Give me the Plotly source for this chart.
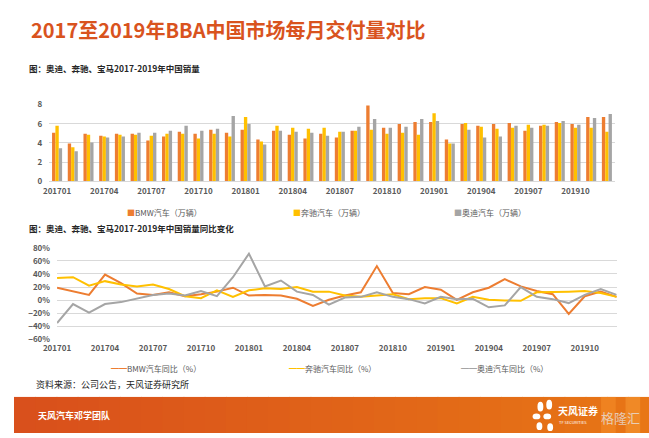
import plotly.graph_objects as go

months = [f"{y}{m:02d}" for y in (2017, 2018, 2019) for m in range(1, 13)]
tick_months = months[::3]

# monthly sales (10k units)
bmw_sales = [5.07, 3.95, 4.97, 4.76, 4.97, 4.97, 4.26, 4.66, 5.17, 4.97, 5.37, 5.07,
             5.37, 4.36, 5.27, 4.86, 4.46, 4.97, 4.56, 5.27, 7.9, 5.57, 5.98, 6.18,
             6.18, 4.36, 5.98, 5.78, 5.98, 6.08, 5.27, 5.78, 6.18, 5.98, 6.69, 6.69]
benz_sales = [5.8, 3.55, 4.86, 4.66, 4.86, 4.86, 4.76, 4.97, 4.97, 4.46, 4.97, 4.66,
              6.69, 4.16, 5.78, 5.57, 5.47, 5.57, 5.17, 5.27, 5.37, 4.97, 5.07, 4.86,
              7.09, 3.95, 6.08, 5.68, 5.47, 5.57, 5.88, 5.88, 6.08, 5.57, 5.57, 5.17]
audi_sales = [3.45, 3.15, 4.05, 4.56, 4.66, 5.07, 5.07, 5.27, 5.78, 5.27, 5.47, 6.8,
              5.98, 3.85, 5.27, 5.17, 5.07, 4.76, 5.17, 5.68, 6.49, 5.57, 5.68, 6.49,
              6.28, 3.95, 5.37, 4.56, 4.66, 5.78, 5.57, 5.78, 6.28, 5.88, 6.59, 7.0]

# year-on-year change (%)
bmw_yoy = [19, 14, 8, 39, 26, 10, 8, 12, 6, 9, 13, 19,
           7, 8, 7, 2, -9, 0.5, 7, 12, 52, 11, 9, 20,
           16, 0.5, 12, 19, 32, 21, 14, 9, -21, 6, 13, 5]
benz_yoy = [34, 35, 22, 29, 24, 21, 24, 17, 6, 3, 15, 5,
            15, 18, 17, 20, 13, 13, 7, 5, 7, 9, 1.5, 3,
            3, -5, 5, 0.5, -0.5, -1, 12, 12, 13, 14, 11, 5]
audi_yoy = [-35, -6, -19, -6, -3, 2, 8, 10, 7, 14, 6, 35,
            71, 21, 30, 13, 8, -7, 4, 5, 12, 5, 1.5, -5,
            5, 1.5, 2, -11, -8, 20, 5, 1.5, -4.5, 8, 17, 8]

C_BMW = "#ED7D31"
C_BENZ = "#FFC000"
C_AUDI = "#A5A5A5"
FONT = "Noto Sans CJK SC"
W, H = 649, 438

fig = go.Figure()
for name, vals, col in [("BMW汽车（万辆）", bmw_sales, C_BMW),
                        ("奔驰汽车（万辆）", benz_sales, C_BENZ),
                        ("奥迪汽车（万辆）", audi_sales, C_AUDI)]:
    fig.add_trace(go.Bar(x=months, y=vals, name=name, marker=dict(color=col, line_width=0),
                         xaxis="x", yaxis="y"))
for name, vals, col in [("BMW汽车同比（%）", bmw_yoy, C_BMW),
                        ("奔驰汽车同比（%）", benz_yoy, C_BENZ),
                        ("奥迪汽车同比（%）", audi_yoy, C_AUDI)]:
    fig.add_trace(go.Scatter(x=months, y=vals, name=name, mode="lines",
                             line=dict(color=col, width=2), xaxis="x2", yaxis="y2"))

tickfont = dict(family=FONT, size=8, color="#595959", weight="bold")

def px(x):
    return x / W

def py(y):
    return 1 - y / H

fig.update_layout(
    width=W, height=H, margin=dict(l=0, r=0, t=0, b=0),
    paper_bgcolor="white", plot_bgcolor="white", showlegend=False,
    barmode="group", bargap=0.36, bargroupgap=0,
    font=dict(family=FONT),
    xaxis=dict(type="category", domain=[px(36), px(614)], anchor="y",
               tickmode="array", tickvals=tick_months, ticktext=tick_months,
               tickfont=tickfont, showgrid=False, ticks="", showline=True,
               linecolor="#D9D9D9", linewidth=1, ticklabelstandoff=2),
    yaxis=dict(domain=[py(180), py(101)], range=[0, 8], dtick=2, anchor="x",
               tickfont=tickfont, gridcolor="#D9D9D9", gridwidth=1, zeroline=False,
               ticklabelstandoff=6),
    xaxis2=dict(type="category", domain=[px(44), px(616)], anchor="y2",
                tickmode="array", tickvals=tick_months, ticktext=tick_months,
                tickfont=tickfont, showgrid=False, ticks="", showline=False,
                ticklabelstandoff=3),
    yaxis2=dict(domain=[py(342), py(248)], range=[-60, 80], dtick=20, anchor="x2",
                ticksuffix="%", tickfont=tickfont, gridcolor="#D9D9D9", gridwidth=1,
                zeroline=False, ticklabelstandoff=6),
)

# footer band as gradient strips
shapes = []
n = 30
c0, c1 = (217, 80, 28), (232, 118, 22)
for i in range(n):
    t = i / (n - 1)
    r = int(c0[0] + (c1[0] - c0[0]) * t)
    g = int(c0[1] + (c1[1] - c0[1]) * t)
    b = int(c0[2] + (c1[2] - c0[2]) * t)
    shapes.append(dict(type="rect", xref="paper", yref="paper",
                       x0=i / n, x1=(i + 1) / n + 0.002, y0=0, y1=py(401),
                       fillcolor=f"rgb({r},{g},{b})", line_width=0, layer="below"))
# right stripes
for x0, x1, col in [(600, 615, "rgba(245,140,40,0.6)"), (625, 640, "rgba(245,150,50,0.6)")]:
    shapes.append(dict(type="rect", xref="paper", yref="paper", x0=px(x0), x1=px(x1),
                       y0=0, y1=py(401), fillcolor=col, line_width=0, layer="below"))
# logo petals
for cx, cy, rx, ry in [(538, 411, 3, 5), (547, 409, 3, 5), (534, 421, 4, 3),
                       (545, 421, 4, 3), (537, 431, 3, 4), (548, 432, 3, 4)]:
    shapes.append(dict(type="circle", xref="paper", yref="paper",
                       x0=px(cx - rx), x1=px(cx + rx), y0=py(cy + ry), y1=py(cy - ry),
                       fillcolor="white", line_width=0))
fig.update_layout(shapes=shapes)

ann = []

def text(x, y, s, size, color="#262626", bold=False, anchor="left"):
    ann.append(dict(x=px(x), y=py(y), xref="paper", yref="paper", text=s,
                    showarrow=False, xanchor=anchor, yanchor="middle",
                    font=dict(family=FONT, size=size, color=color,
                              weight="bold" if bold else "normal")))

text(15, 24, "2017至2019年BBA中国市场每月交付量对比", 20, "#D9531E", True)
text(13, 64, "图：奥迪、奔驰、宝马2017-2019年中国销量", 8.5, "#262626", True)
text(13, 228, "图：奥迪、奔驰、宝马2017-2019年中国销量同比变化", 8.5, "#262626", True)
text(20, 388, "资料来源：公司公告，天风证券研究所", 9, "#262626")
text(22, 420, "天风汽车邓学团队", 9, "white", True)
text(554, 415, "天风证券", 10, "white", True)
text(555, 427, "TF SECURITIES", 4, "white")
text(598, 422, "格隆汇", 13, "rgba(230,230,230,0.75)")

# legends
for x, label, col in [(113, "BMW汽车（万辆）", C_BMW), (283, "奔驰汽车（万辆）", C_BENZ),
                      (448, "奥迪汽车（万辆）", C_AUDI)]:
    text(x, 212, f"<span style='color:{col}'>■</span>{label}", 8, "#595959")
for x, label, col in [(97, "BMW汽车同比（%）", C_BMW), (279, "奔驰汽车同比（%）", C_BENZ),
                      (455, "奥迪汽车同比（%）", C_AUDI)]:
    text(x, 372, f"<span style='color:{col}'>━━</span>{label}", 8, "#595959")

fig.update_layout(annotations=ann)
fig.write_html("out.html", config={"displayModeBar": False},
               post_script="document.body.style.margin='0';")
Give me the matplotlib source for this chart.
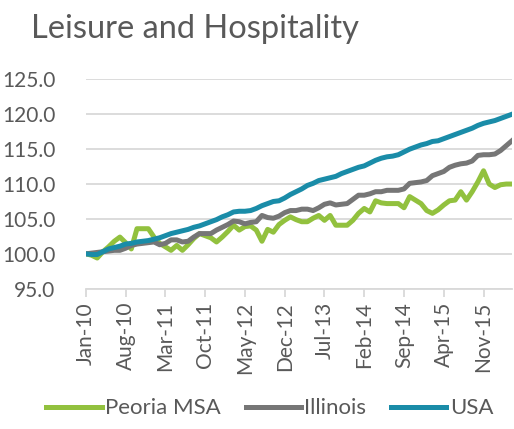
***
## Exercise
What you return should match the records above word for word, minus the pictures.

## Solution below
Give me the Plotly source for this chart.
import plotly.graph_objects as go

months = [f"{y}{m:02d}" for y in (2017, 2018, 2019) for m in range(1, 13)]
tick_months = months[::3]

# monthly sales (10k units)
bmw_sales = [5.07, 3.95, 4.97, 4.76, 4.97, 4.97, 4.26, 4.66, 5.17, 4.97, 5.37, 5.07,
             5.37, 4.36, 5.27, 4.86, 4.46, 4.97, 4.56, 5.27, 7.9, 5.57, 5.98, 6.18,
             6.18, 4.36, 5.98, 5.78, 5.98, 6.08, 5.27, 5.78, 6.18, 5.98, 6.69, 6.69]
benz_sales = [5.8, 3.55, 4.86, 4.66, 4.86, 4.86, 4.76, 4.97, 4.97, 4.46, 4.97, 4.66,
              6.69, 4.16, 5.78, 5.57, 5.47, 5.57, 5.17, 5.27, 5.37, 4.97, 5.07, 4.86,
              7.09, 3.95, 6.08, 5.68, 5.47, 5.57, 5.88, 5.88, 6.08, 5.57, 5.57, 5.17]
audi_sales = [3.45, 3.15, 4.05, 4.56, 4.66, 5.07, 5.07, 5.27, 5.78, 5.27, 5.47, 6.8,
              5.98, 3.85, 5.27, 5.17, 5.07, 4.76, 5.17, 5.68, 6.49, 5.57, 5.68, 6.49,
              6.28, 3.95, 5.37, 4.56, 4.66, 5.78, 5.57, 5.78, 6.28, 5.88, 6.59, 7.0]

# year-on-year change (%)
bmw_yoy = [19, 14, 8, 39, 26, 10, 8, 12, 6, 9, 13, 19,
           7, 8, 7, 2, -9, 0.5, 7, 12, 52, 11, 9, 20,
           16, 0.5, 12, 19, 32, 21, 14, 9, -21, 6, 13, 5]
benz_yoy = [34, 35, 22, 29, 24, 21, 24, 17, 6, 3, 15, 5,
            15, 18, 17, 20, 13, 13, 7, 5, 7, 9, 1.5, 3,
            3, -5, 5, 0.5, -0.5, -1, 12, 12, 13, 14, 11, 5]
audi_yoy = [-35, -6, -19, -6, -3, 2, 8, 10, 7, 14, 6, 35,
            71, 21, 30, 13, 8, -7, 4, 5, 12, 5, 1.5, -5,
            5, 1.5, 2, -11, -8, 20, 5, 1.5, -4.5, 8, 17, 8]

C_BMW = "#ED7D31"
C_BENZ = "#FFC000"
C_AUDI = "#A5A5A5"
FONT = "Noto Sans CJK SC"
W, H = 649, 438

fig = go.Figure()
for name, vals, col in [("BMW汽车（万辆）", bmw_sales, C_BMW),
                        ("奔驰汽车（万辆）", benz_sales, C_BENZ),
                        ("奥迪汽车（万辆）", audi_sales, C_AUDI)]:
    fig.add_trace(go.Bar(x=months, y=vals, name=name, marker=dict(color=col, line_width=0),
                         xaxis="x", yaxis="y"))
for name, vals, col in [("BMW汽车同比（%）", bmw_yoy, C_BMW),
                        ("奔驰汽车同比（%）", benz_yoy, C_BENZ),
                        ("奥迪汽车同比（%）", audi_yoy, C_AUDI)]:
    fig.add_trace(go.Scatter(x=months, y=vals, name=name, mode="lines",
                             line=dict(color=col, width=2), xaxis="x2", yaxis="y2"))

tickfont = dict(family=FONT, size=8, color="#595959", weight="bold")

def px(x):
    return x / W

def py(y):
    return 1 - y / H

fig.update_layout(
    width=W, height=H, margin=dict(l=0, r=0, t=0, b=0),
    paper_bgcolor="white", plot_bgcolor="white", showlegend=False,
    barmode="group", bargap=0.36, bargroupgap=0,
    font=dict(family=FONT),
    xaxis=dict(type="category", domain=[px(36), px(614)], anchor="y",
               tickmode="array", tickvals=tick_months, ticktext=tick_months,
               tickfont=tickfont, showgrid=False, ticks="", showline=True,
               linecolor="#D9D9D9", linewidth=1, ticklabelstandoff=2),
    yaxis=dict(domain=[py(180), py(101)], range=[0, 8], dtick=2, anchor="x",
               tickfont=tickfont, gridcolor="#D9D9D9", gridwidth=1, zeroline=False,
               ticklabelstandoff=6),
    xaxis2=dict(type="category", domain=[px(44), px(616)], anchor="y2",
                tickmode="array", tickvals=tick_months, ticktext=tick_months,
                tickfont=tickfont, showgrid=False, ticks="", showline=False,
                ticklabelstandoff=3),
    yaxis2=dict(domain=[py(342), py(248)], range=[-60, 80], dtick=20, anchor="x2",
                ticksuffix="%", tickfont=tickfont, gridcolor="#D9D9D9", gridwidth=1,
                zeroline=False, ticklabelstandoff=6),
)

# footer band as gradient strips
shapes = []
n = 30
c0, c1 = (217, 80, 28), (232, 118, 22)
for i in range(n):
    t = i / (n - 1)
    r = int(c0[0] + (c1[0] - c0[0]) * t)
    g = int(c0[1] + (c1[1] - c0[1]) * t)
    b = int(c0[2] + (c1[2] - c0[2]) * t)
    shapes.append(dict(type="rect", xref="paper", yref="paper",
                       x0=i / n, x1=(i + 1) / n + 0.002, y0=0, y1=py(401),
                       fillcolor=f"rgb({r},{g},{b})", line_width=0, layer="below"))
# right stripes
for x0, x1, col in [(600, 615, "rgba(245,140,40,0.6)"), (625, 640, "rgba(245,150,50,0.6)")]:
    shapes.append(dict(type="rect", xref="paper", yref="paper", x0=px(x0), x1=px(x1),
                       y0=0, y1=py(401), fillcolor=col, line_width=0, layer="below"))
# logo petals
for cx, cy, rx, ry in [(538, 411, 3, 5), (547, 409, 3, 5), (534, 421, 4, 3),
                       (545, 421, 4, 3), (537, 431, 3, 4), (548, 432, 3, 4)]:
    shapes.append(dict(type="circle", xref="paper", yref="paper",
                       x0=px(cx - rx), x1=px(cx + rx), y0=py(cy + ry), y1=py(cy - ry),
                       fillcolor="white", line_width=0))
fig.update_layout(shapes=shapes)

ann = []

def text(x, y, s, size, color="#262626", bold=False, anchor="left"):
    ann.append(dict(x=px(x), y=py(y), xref="paper", yref="paper", text=s,
                    showarrow=False, xanchor=anchor, yanchor="middle",
                    font=dict(family=FONT, size=size, color=color,
                              weight="bold" if bold else "normal")))

text(15, 24, "2017至2019年BBA中国市场每月交付量对比", 20, "#D9531E", True)
text(13, 64, "图：奥迪、奔驰、宝马2017-2019年中国销量", 8.5, "#262626", True)
text(13, 228, "图：奥迪、奔驰、宝马2017-2019年中国销量同比变化", 8.5, "#262626", True)
text(20, 388, "资料来源：公司公告，天风证券研究所", 9, "#262626")
text(22, 420, "天风汽车邓学团队", 9, "white", True)
text(554, 415, "天风证券", 10, "white", True)
text(555, 427, "TF SECURITIES", 4, "white")
text(598, 422, "格隆汇", 13, "rgba(230,230,230,0.75)")

# legends
for x, label, col in [(113, "BMW汽车（万辆）", C_BMW), (283, "奔驰汽车（万辆）", C_BENZ),
                      (448, "奥迪汽车（万辆）", C_AUDI)]:
    text(x, 212, f"<span style='color:{col}'>■</span>{label}", 8, "#595959")
for x, label, col in [(97, "BMW汽车同比（%）", C_BMW), (279, "奔驰汽车同比（%）", C_BENZ),
                      (455, "奥迪汽车同比（%）", C_AUDI)]:
    text(x, 372, f"<span style='color:{col}'>━━</span>{label}", 8, "#595959")

fig.update_layout(annotations=ann)
fig.write_html("out.html", config={"displayModeBar": False},
               post_script="document.body.style.margin='0';")
Give me the matplotlib source for this chart.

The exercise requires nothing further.